After dropping Chavez off, Hargrove’s movements told a very different story. He stopped at a gas station ATM and withdrew $200 from Anna’s bank account. He then went to a second ATM and withdrew another $600 from the same account.
Later that night, he deposited $160 of those funds into his own account to cover an overdue car insurance payment. In the days that followed, he spent the rest of Anna’s money on video games, Legos, and candy.
He also went online and posted on forums about time travel, asking users whether it was possible to go back to April 16th, describing what he had done as a terrible mistake, and writing that he would sell his soul to undo it.
On the morning of April 17, 2017, a caretaker working in a remote wooded area outside Alsea found a woman’s body on a trail. Whoever had left her there had made little effort to conceal her. Nearby were food wrappers, cigarette butts, and several receipts. The woman was Anna Repkina. She had been killed by a single gunshot wound to the head.

One of the receipts found at the scene came from a KFC and was traced back to a man named Kevin Thomas. When investigators spoke to him, he confirmed that Hargrove was a close friend and that he had lent him a shotgun weeks earlier after Hargrove said he wanted to go shooting in the woods. The gun had never been returned.

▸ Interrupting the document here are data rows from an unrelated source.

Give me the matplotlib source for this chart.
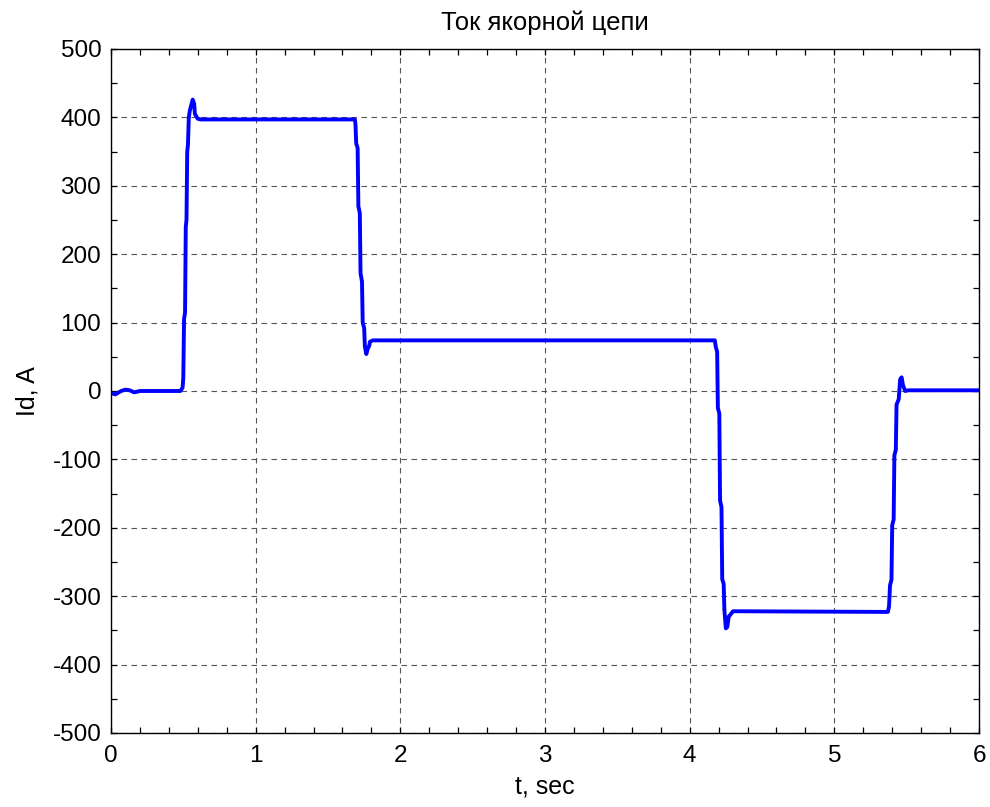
import numpy as np
import matplotlib
matplotlib.use('Agg')
import matplotlib.pyplot as plt
from matplotlib.ticker import MultipleLocator

# armature current vs time
t = [0.0, 0.03, 0.07, 0.10, 0.13, 0.16, 0.20, 0.30, 0.48, 0.495, 0.50,
     0.505, 0.512, 0.517, 0.522, 0.527, 0.532, 0.538, 0.545, 0.555, 0.565,
     0.575, 0.58, 0.60, 0.62,
     1.686, 1.69, 1.695, 1.705, 1.71, 1.72, 1.725, 1.735, 1.74, 1.75, 1.755,
     1.765, 1.775, 1.785, 1.79, 1.81,
     4.174, 4.18, 4.19, 4.195, 4.205, 4.21, 4.22, 4.225, 4.235, 4.24, 4.25,
     4.26, 4.27, 4.30,
     5.37, 5.378, 5.385, 5.395, 5.40, 5.41, 5.415, 5.425, 5.43, 5.445,
     5.455, 5.465, 5.475, 5.49, 5.51, 6.0]
Id = [-3, -5, 0, 2, 1, -2, 0, 0, 0, 5, 20,
      105, 115, 240, 250, 350, 360, 400, 410, 418, 426,
      420, 405, 398, 397,
      397, 390, 362, 355, 270, 260, 172, 160, 100, 92, 65,
      54, 62, 66, 72, 74,
      74, 65, 57, -25, -33, -160, -170, -275, -282, -320, -347,
      -345, -330, -322,
      -323, -315, -284, -276, -196, -188, -94, -86, -20, -12,
      17, 20, 8, 0, 1, 1]

plt.rcParams['font.family'] = ['Liberation Sans', 'DejaVu Sans']
plt.rcParams['axes.unicode_minus'] = False

fig = plt.figure(figsize=(9.9, 8.07), dpi=100)
ax = fig.add_axes([0.1121, 0.0917, 0.8768, 0.8476])

ax.plot(t, Id, color='#0000ff', lw=2.8, solid_joinstyle='round')

ax.set_xlim(0, 6)
ax.set_ylim(-500, 500)
ax.xaxis.set_major_locator(MultipleLocator(1))
ax.xaxis.set_minor_locator(MultipleLocator(0.2))
ax.yaxis.set_major_locator(MultipleLocator(100))
ax.yaxis.set_minor_locator(MultipleLocator(50))
ax.tick_params(which='both', direction='in', top=True, right=True,
               length=4, width=0.9, labelsize=17.5, pad=7)
ax.tick_params(axis='x', pad=9)
ax.grid(True, which='major', color='#555555', lw=0.8, linestyle=(0, (5, 4)))
for s in ax.spines.values():
    s.set_linewidth(1.0)

ax.set_title('Ток якорной цепи', fontsize=18.5, pad=14)
ax.set_xlabel('t, sec', fontsize=18, labelpad=5)
ax.set_ylabel('Id, A', fontsize=18, labelpad=9)

fig.savefig('out.png', dpi=100)
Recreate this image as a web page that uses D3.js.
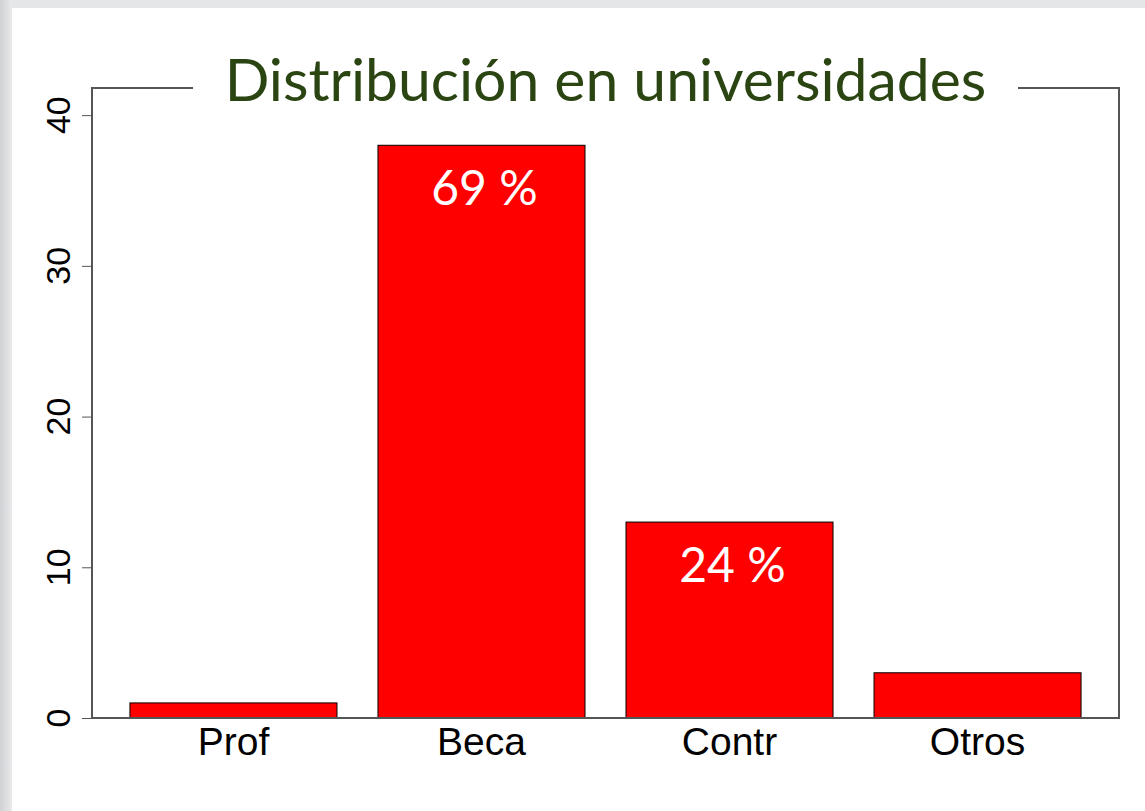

Police went to Chavez’s home where Hargrove was staying. He told them he and Chavez had driven through the Alsea area on Easter Sunday and left some trash beside a convenience store.
The items he described matched exactly what had been recovered near Anna’s body. Before heading to the station for questioning, he sent Chavez a text laying out the story he wanted her to support.
During the interview, Hargrove described Anna as someone he had briefly dated before trying to end things. He said nothing about an engagement. When police told him Anna’s body had been found, he attempted to appear shocked before asking for a lawyer and going silent. He was arrested that same day for her murder.
Chavez was brought in separately. When told Hargrove had been charged with murder, she offered almost no visible reaction. Investigators found that she had Anna’s phone in her possession, which Hargrove had given her to hold.
Her phone records also showed activity near where Anna’s body was found. She said Hargrove had taken her there on a previous occasion. Forensic testing of the recovered shotgun found only Hargrove’s fingerprints.
Location data from his phone placed him at the scene around 4:45 p.m. on Easter Sunday. Convenience store surveillance also revealed two marks on his head that were not visible in earlier photographs, which investigators believed to be consistent with blood spatter. Chavez was never charged.
The trial opened in October 2019, lasted roughly a month, and included testimony from more than seventy witnesses.
The jury found Hargrove guilty of aggravated murder, identity theft, and two counts of second-degree theft for the withdrawals from Anna’s accounts. In January 2020, he was sentenced to life in prison with parole eligibility after twenty-five years.
Chavez was not charged but faced intense public scrutiny following the case. In June 2018, she attempted suicide and survived. She has maintained that she never wanted Anna harmed and had no idea what Hargrove was planning.
Anna’s ashes were returned to her family in Russia, where they are now in Moscow. After Hargrove was sentenced, he filed an appeal and his conviction was overturned in 2023. However, a retrial in 2025 ended with him being found guilty again, and he was resentenced to life in prison.